Spécialiste du monde arabe contemporain et de l’islamisme, François Burgat a vécu plus de dix-huit ans au Maghreb, au Proche-Orient et dans la péninsule arabique. Il dirige l’Institut français du Proche-Orient à Damas. Installé depuis quelques mois à Beyrouth, il a répondu au Journal depuis la capitale libanaise.

Pourquoi fait-on souvent une confusion entre islam et islamisme ?

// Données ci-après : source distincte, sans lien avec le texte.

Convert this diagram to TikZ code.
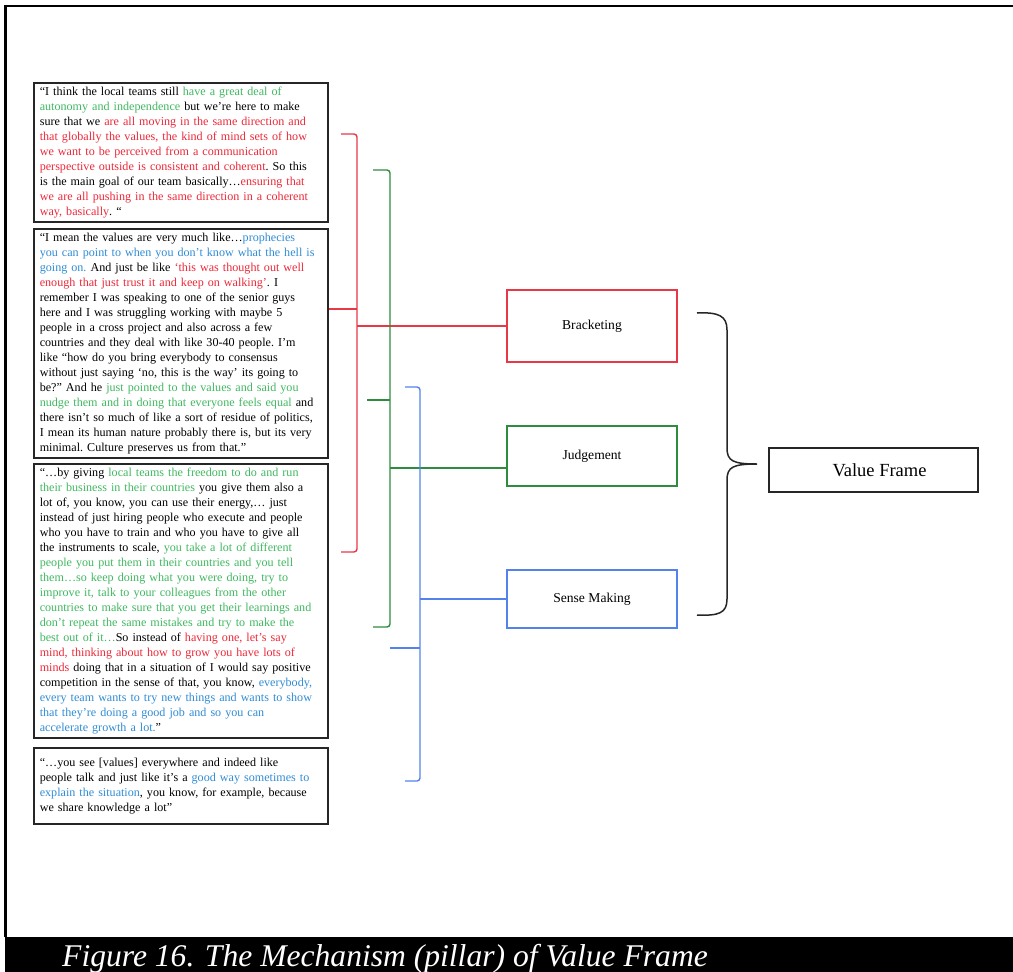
\documentclass[tikz,border=0pt]{standalone}
\usepackage{fontspec}
\setmainfont{Liberation Serif}
\usetikzlibrary{calc}

% text highlight colours
\definecolor{txgreen}{RGB}{64,184,96}
\definecolor{txred}{RGB}{236,40,56}
\definecolor{txblue}{RGB}{48,140,212}
% line colours
\definecolor{lnred}{RGB}{232,56,70}
\definecolor{lngreen}{RGB}{46,140,62}
\definecolor{lnblue}{RGB}{84,130,236}

\newcommand{\qg}[1]{\textcolor{txgreen}{#1}}
\newcommand{\qr}[1]{\textcolor{txred}{#1}}
\newcommand{\qb}[1]{\textcolor{txblue}{#1}}
% one unbreakable line of a quotation
\newcommand{\qline}[1]{\mbox{#1}}

\begin{document}
\begin{tikzpicture}[x=1pt,y=-1pt,
  quote/.style={draw=black!85, line width=1.6pt, rectangle, anchor=north west,
    text width=282pt, inner xsep=6pt, inner ysep=4pt, align=left,
    font=\fontsize{12.1}{15}\selectfont\frenchspacing},
  pillar/.style={rectangle, line width=1.5pt, minimum width=170pt,
    font=\fontsize{13.6}{16}\selectfont},
  link/.style={line width=1.4pt},
  hook/.style={line width=1.4pt, rounded corners=3pt},
  brace/.style={line width=1.5pt, black!85}]

\useasboundingbox (0,0) rectangle (1013,972);

% page frame and caption band
\draw[line width=2.5pt] (5.5,937) -- (5.5,6) -- (1013,6);
\fill[black] (4.5,937) rectangle (1013,972);
\node[anchor=base west, inner sep=0pt, text=white,
      font=\fontsize{31.6}{34}\selectfont\itshape] (caption) at (62,966)
  {Figure 16. The Mechanism (pillar) of Value Frame};

% quotations
\node[quote] (q1) at (33,82) {%
\qline{“I think the local teams still \qg{have a great deal of}}\\
\qline{\qg{autonomy and independence} but we’re here to make}\\
\qline{sure that we \qr{are all moving in the same direction and}}\\
\qline{\qr{that globally the values, the kind of mind sets of how}}\\
\qline{\qr{we want to be perceived from a communication}}\\
\qline{\qr{perspective outside is consistent and coherent}. So this}\\
\qline{is the main goal of our team basically…\qr{ensuring that}}\\
\qline{\qr{we are all pushing in the same direction in a coherent}}\\
\qline{\qr{way, basically}. “}};

\node[quote] (q2) at (33,228) {%
\qline{“I mean the values are very much like…\qb{prophecies}}\\
\qline{\qb{you can point to when you don’t know what the hell is}}\\
\qline{\qb{going on.} And just be like \qr{‘this was thought out well}}\\
\qline{\qr{enough that just trust it and keep on walking’}. I}\\
\qline{remember I was speaking to one of the senior guys}\\
\qline{here and I was struggling working with maybe 5}\\
\qline{people in a cross project and also across a few}\\
\qline{countries and they deal with like 30-40 people. I’m}\\
\qline{like “how do you bring everybody to consensus}\\
\qline{without just saying ‘no, this is the way’ its going to}\\
\qline{be?” And he \qg{just pointed to the values and said you}}\\
\qline{\qg{nudge them and in doing that everyone feels equal} and}\\
\qline{there isn’t so much of like a sort of residue of politics,}\\
\qline{I mean its human nature probably there is, but its very}\\
\qline{minimal. Culture preserves us from that.”}};

\node[quote] (q3) at (33,463) {%
\qline{“…by giving \qg{local teams the freedom to do and run}}\\
\qline{\qg{their business in their countries} you give them also a}\\
\qline{lot of, you know, you can use their energy,… just}\\
\qline{instead of just hiring people who execute and people}\\
\qline{who you have to train and who you have to give all}\\
\qline{the instruments to scale, \qg{you take a lot of different}}\\
\qline{\qg{people you put them in their countries and you tell}}\\
\qline{\qg{them…so keep doing what you were doing, try to}}\\
\qline{\qg{improve it, talk to your colleagues from the other}}\\
\qline{\qg{countries to make sure that you get their learnings and}}\\
\qline{\qg{don’t repeat the same mistakes and try to make the}}\\
\qline{\qg{best out of it…}So instead of \qr{having one, let’s say}}\\
\qline{\qr{mind, thinking about how to grow you have lots of}}\\
\qline{\qr{minds} doing that in a situation of I would say positive}\\
\qline{competition in the sense of that, you know, \qb{everybody,}}\\
\qline{\qb{every team wants to try new things and wants to show}}\\
\qline{\qb{that they’re doing a good job and so you can}}\\
\qline{\qb{accelerate growth a lot.}”}};

\node[quote, inner ysep=10pt] (q4) at (33,747) {%
\qline{“…you see [values] everywhere and indeed like}\\
\qline{people talk and just like it’s a \qb{good way sometimes to}}\\
\qline{\qb{explain the situation}, you know, for example, because}\\
\qline{we share knowledge a lot”}};

% the three pillars and the frame
\node[pillar, draw=lnred, minimum height=72pt] (brk) at (592,326) {Bracketing};
\node[pillar, draw=lngreen, minimum height=60pt] (jud) at (592,456) {Judgement};
\node[pillar, draw=lnblue, minimum height=58pt] (sns) at (592,599) {Sense Making};
\node[rectangle, draw=black!85, line width=1.6pt, minimum width=209pt,
      minimum height=44pt, font=\fontsize{18.5}{20}\selectfont] (vf) at (873.5,470)
  {\hspace*{12pt}Value Frame};

% red bracket: Bracketing
\coordinate (rtop) at (341,134);
\coordinate (rbot) at (341,552);
\coordinate (rtick) at (357,309);
\coordinate (rmid) at (357,326);
\draw[hook, lnred] (rtop) -- (357,134) -- (357,552) -- (rbot);
\draw[link, lnred] (rtick -| q2.east) -- (rtick);
\draw[link, lnred] (rmid) -- (brk.west);

% green bracket: Judgement
\coordinate (gtop) at (373,170);
\coordinate (gbot) at (373,627);
\coordinate (gtickin) at (367,400);
\coordinate (gtick) at (390,400);
\coordinate (gmid) at (390,468);
\draw[hook, lngreen] (gtop) -- (390,170) -- (390,627) -- (gbot);
\draw[link, lngreen] (gtickin) -- (gtick);
\draw[link, lngreen] (gmid) -- (gmid -| jud.west);

% blue bracket: Sense Making
\coordinate (btop) at (405,387);
\coordinate (bbot) at (405,781);
\coordinate (btickin) at (390,648);
\coordinate (btick) at (420,648);
\coordinate (bmid) at (420,599);
\draw[hook, lnblue] (btop) -- (420,387) -- (420,781) -- (bbot);
\draw[link, lnblue] (btickin) -- (btick);
\draw[link, lnblue] (bmid) -- (sns.west);

% brace gathering the pillars into the frame
\draw[brace] (697,313) .. controls (719,312) and (727,316) .. (727,330)
  -- (727,448) .. controls (727,461) and (733,464) .. (757,464)
  .. controls (733,464) and (727,467) .. (727,480)
  -- (727,599) .. controls (727,613) and (719,616) .. (697,615);

\end{tikzpicture}
\end{document}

En Europe, ce chevauchement entre une appellation qui désigne toute une communauté de religion et de culture et un terme qui a une portée clairement stigmatisante, rappelle que notre relation au monde musulman a toujours eu quelque chose de passionnel, qu’il se trouve de l’autre côté de la Méditerranée ou au sein de notre société. «Le musulman» c’est en fait, pour la plupart d’entre nous (il n’en va pas de même bien sûr pour nos compatriotes musulmans), «l’autre» par excellence. Or notre relation au monde musulman est passée du registre très unilatéral et assez peu anxiogène de la domination coloniale sans limites à quelque chose d’un peu moins inégalitaire, où «l’autre» réclame désormais sa part de reconnaissance, politique et culturelle. Ce moment de notre histoire a donc logiquement quelque chose de très déstabilisant. De surcroît, au lieu de désamorcer ces tensions et ces malentendus, les moins scrupuleux des hommes politiques les cultivent à des fins électoralistes.

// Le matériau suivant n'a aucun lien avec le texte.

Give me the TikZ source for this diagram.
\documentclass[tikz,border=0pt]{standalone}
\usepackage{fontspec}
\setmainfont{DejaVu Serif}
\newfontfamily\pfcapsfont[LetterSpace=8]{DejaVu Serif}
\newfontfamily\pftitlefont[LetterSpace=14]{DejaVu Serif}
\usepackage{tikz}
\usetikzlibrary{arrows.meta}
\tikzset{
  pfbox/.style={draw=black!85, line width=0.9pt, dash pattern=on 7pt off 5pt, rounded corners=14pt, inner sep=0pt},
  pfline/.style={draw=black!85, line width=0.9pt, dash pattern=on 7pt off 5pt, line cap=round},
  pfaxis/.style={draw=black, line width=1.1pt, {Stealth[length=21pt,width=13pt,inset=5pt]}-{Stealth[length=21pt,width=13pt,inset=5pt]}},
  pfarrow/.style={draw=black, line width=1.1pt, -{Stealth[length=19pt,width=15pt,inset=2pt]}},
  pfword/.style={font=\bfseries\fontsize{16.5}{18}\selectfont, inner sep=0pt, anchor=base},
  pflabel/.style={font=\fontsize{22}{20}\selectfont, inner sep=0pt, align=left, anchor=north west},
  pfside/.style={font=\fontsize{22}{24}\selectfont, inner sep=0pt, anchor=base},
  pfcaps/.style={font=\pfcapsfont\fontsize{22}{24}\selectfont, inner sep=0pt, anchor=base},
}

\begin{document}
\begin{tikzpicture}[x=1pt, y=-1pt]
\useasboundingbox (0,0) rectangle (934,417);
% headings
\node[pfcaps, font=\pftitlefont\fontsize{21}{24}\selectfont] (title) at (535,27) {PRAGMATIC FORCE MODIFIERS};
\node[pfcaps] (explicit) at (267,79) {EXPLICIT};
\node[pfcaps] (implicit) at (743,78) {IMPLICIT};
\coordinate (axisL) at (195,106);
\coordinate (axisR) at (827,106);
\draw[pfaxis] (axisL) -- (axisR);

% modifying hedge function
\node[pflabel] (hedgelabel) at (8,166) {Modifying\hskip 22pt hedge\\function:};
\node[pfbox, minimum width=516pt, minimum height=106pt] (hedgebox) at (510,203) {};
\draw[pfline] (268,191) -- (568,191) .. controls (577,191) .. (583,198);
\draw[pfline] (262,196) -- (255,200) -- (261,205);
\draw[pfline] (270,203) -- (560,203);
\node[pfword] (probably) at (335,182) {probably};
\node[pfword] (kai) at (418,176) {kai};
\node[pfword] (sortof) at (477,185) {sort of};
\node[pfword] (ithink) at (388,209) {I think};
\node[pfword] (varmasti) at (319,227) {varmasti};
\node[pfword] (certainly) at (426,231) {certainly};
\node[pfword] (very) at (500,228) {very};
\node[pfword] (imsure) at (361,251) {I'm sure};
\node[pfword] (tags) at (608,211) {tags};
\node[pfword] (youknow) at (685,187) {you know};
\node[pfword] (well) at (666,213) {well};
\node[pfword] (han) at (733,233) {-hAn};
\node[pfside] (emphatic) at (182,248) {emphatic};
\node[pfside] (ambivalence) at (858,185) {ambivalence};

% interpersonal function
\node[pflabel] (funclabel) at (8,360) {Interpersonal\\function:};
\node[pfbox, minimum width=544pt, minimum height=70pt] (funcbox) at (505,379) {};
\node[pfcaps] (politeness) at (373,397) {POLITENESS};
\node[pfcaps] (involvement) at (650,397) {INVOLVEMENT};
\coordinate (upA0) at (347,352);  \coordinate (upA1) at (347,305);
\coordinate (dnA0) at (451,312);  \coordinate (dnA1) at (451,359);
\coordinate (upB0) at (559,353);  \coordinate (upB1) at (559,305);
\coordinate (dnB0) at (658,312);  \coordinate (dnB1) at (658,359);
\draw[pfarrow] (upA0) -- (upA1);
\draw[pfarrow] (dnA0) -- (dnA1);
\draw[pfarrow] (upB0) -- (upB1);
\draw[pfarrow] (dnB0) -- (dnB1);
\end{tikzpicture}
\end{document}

En Syrie, faut-il parler de révolution, de guerre civile ou de conflit ethno-confessionnel ?
Je pense que les trois qualifications se superposent. Un régime très autoritaire et décidé à employer tous les moyens pour se maintenir, a tout fait pour transformer en conflit ethno-confessionnel une révolution qui était dans un premier temps pacifique et laïque. Il a malheureusement en partie réussi. La brutalité de la répression a nourri un processus de contre-radicalisation et de vendetta. Certains épisodes – tel l’assaut à l’arme lourde contre un quartier de Homs où s’étaient réfugiés des déserteurs et des civils en armes constitués en «armée libre» – relèvent bien désormais du registre de la guerre civile. Celle-ci a quelquefois des tonalités confessionnelles, la communauté alaouite étant plus étroitement associée que les autres au régime. Cette confrontation est ensuite complexifiée par des acteurs régionaux (Iran, Turquie, Qatar, Arabie saoudite) et internationaux (Russie, Chine, France, Etats-Unis…) dont les analyses de la crise et des possibilités d’en sortir sont diamétralement opposées. La lecture intérieure de la crise (la répression d’un «printemps arabe») est opacifiée par la contre-lecture régionale, celle d’une attaque des puissances occidentales et de leurs alliés arabes conservateurs contre l’un des derniers membres du «front du refus» à l’ordre israélo-américain dans la région. La légitimité indiscutable de la révolte populaire est ainsi en partie masquée par le soutien que lui apportent des acteurs hautement illégitimes dans la région. Cette complexité interdit de faire aujourd’hui un pronostic, surtout optimiste. Une seule chose est sûre : les Syriens des deux camps paient chaque jour un prix de plus en plus élevé à la violence et à la dégradation économique et humanitaire dans lesquelles leur pays s’enfonce.